▶ What is expected
Working from the top of the listing below, retype each line through the line containing "(la) at (106,362)", both included, with no pictures.

▶ Information shown
· · ·
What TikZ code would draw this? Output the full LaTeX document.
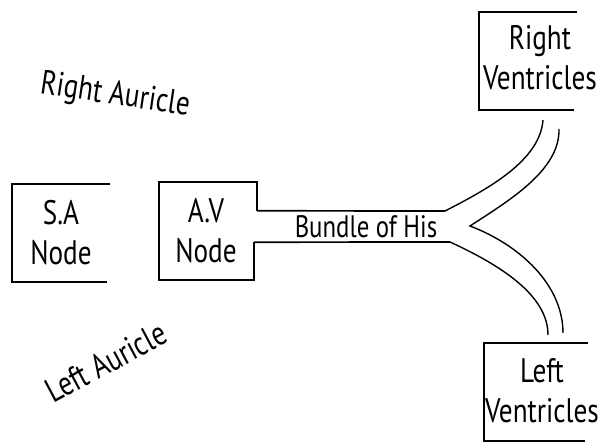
\documentclass[tikz,border=0pt]{standalone}
\usepackage{fontspec}
\setmainfont{PT Sans}[FakeStretch=0.8]
\usetikzlibrary{positioning,calc}

\begin{document}
\begin{tikzpicture}[x=1pt,y=-1pt,
    box/.style={minimum width=98pt,minimum height=98pt,inner sep=0pt},
    boxtext/.style={align=center,inner sep=0pt,font=\fontsize{34}{40}\selectfont},
    side/.style={font=\fontsize{34}{38}\selectfont,inner sep=0pt},
    bracket/.style={line width=1.7pt},
    fibre/.style={line width=1.4pt}]
\useasboundingbox (0,0) rectangle (611,443);

% the four boxes
\node[box] (sa) at (61,233) {};
\node[box] (av) at (208,231) {};
\node[box] (rv) at (528,61) {};
\node[box,minimum width=104pt] (lv) at (536,392) {};

\node[boxtext] (satext) at (sa.center) {S.A\\Node};
\node[boxtext] (avtext) at ([xshift=-2pt]av.center) {A.V\\Node};
\node[boxtext] (rvtext) at ([xshift=12pt,yshift=3pt]rv.center) {Right\\Ventricles};
\node[boxtext] (lvtext) at ([xshift=6pt,yshift=1pt]lv.center) {Left\\Ventricles};

% bundle of his
\node[side,font=\fontsize{31}{34}\selectfont,minimum height=31pt] (his) at (366,226.5) {Bundle of His};
\coordinate (fork1) at (445,211);
\coordinate (fork2) at (450,242);
\coordinate (tip) at (470,226);
\coordinate (rvend1) at (543,120);
\coordinate (rvend2) at (559,129);
\coordinate (lvend1) at (548,335);
\coordinate (lvend2) at (563,333);

% auricles
\node[side,rotate=-8.5] (ra) at (115,96) {Right Auricle};
\node[side,rotate=28] (la) at (106,362) {Left Auricle};

\draw[bracket] (sa.north east) -- (sa.north west) -- (sa.south west) -- ([xshift=-3pt]sa.south east);
\draw[bracket] (av.east |- his.north) -- (av.north east) -- (av.north west) -- (av.south west)
    -- ([xshift=-3pt]av.south east) -- ([xshift=-3pt]av.east |- his.south);
\draw[bracket] (rv.north east) -- (rv.north west) -- (rv.south west) -- ([xshift=-3pt]rv.south east);
\draw[bracket] (lv.north east) -- (lv.north west) -- (lv.south west) -- ([xshift=-3pt]lv.south east);

\draw[bracket] (av.east |- his.north) -- (fork1);
\draw[bracket] ([xshift=-3pt]av.east |- his.south) -- (fork2);

\draw[fibre] (fork1) .. controls (490,188) and (540,160) .. (rvend1);
\draw[fibre] (rvend2) .. controls (560,170) and (510,200) .. (tip)
    .. controls (520,245) and (563,285) .. (lvend2);
\draw[fibre] (fork2) .. controls (500,265) and (548,295) .. (lvend1);
\end{tikzpicture}
\end{document}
· · ·
▶ Finished exercise
What TikZ code would draw this? Output the full LaTeX document.
\documentclass[tikz,border=0pt]{standalone}
\usepackage{fontspec}
\setmainfont{PT Sans}[FakeStretch=0.8]
\usetikzlibrary{positioning,calc}

\begin{document}
\begin{tikzpicture}[x=1pt,y=-1pt,
    box/.style={minimum width=98pt,minimum height=98pt,inner sep=0pt},
    boxtext/.style={align=center,inner sep=0pt,font=\fontsize{34}{40}\selectfont},
    side/.style={font=\fontsize{34}{38}\selectfont,inner sep=0pt},
    bracket/.style={line width=1.7pt},
    fibre/.style={line width=1.4pt}]
\useasboundingbox (0,0) rectangle (611,443);

% the four boxes
\node[box] (sa) at (61,233) {};
\node[box] (av) at (208,231) {};
\node[box] (rv) at (528,61) {};
\node[box,minimum width=104pt] (lv) at (536,392) {};

\node[boxtext] (satext) at (sa.center) {S.A\\Node};
\node[boxtext] (avtext) at ([xshift=-2pt]av.center) {A.V\\Node};
\node[boxtext] (rvtext) at ([xshift=12pt,yshift=3pt]rv.center) {Right\\Ventricles};
\node[boxtext] (lvtext) at ([xshift=6pt,yshift=1pt]lv.center) {Left\\Ventricles};

% bundle of his
\node[side,font=\fontsize{31}{34}\selectfont,minimum height=31pt] (his) at (366,226.5) {Bundle of His};
\coordinate (fork1) at (445,211);
\coordinate (fork2) at (450,242);
\coordinate (tip) at (470,226);
\coordinate (rvend1) at (543,120);
\coordinate (rvend2) at (559,129);
\coordinate (lvend1) at (548,335);
\coordinate (lvend2) at (563,333);

% auricles
\node[side,rotate=-8.5] (ra) at (115,96) {Right Auricle};
\node[side,rotate=28] (la) at (106,362) {Left Auricle};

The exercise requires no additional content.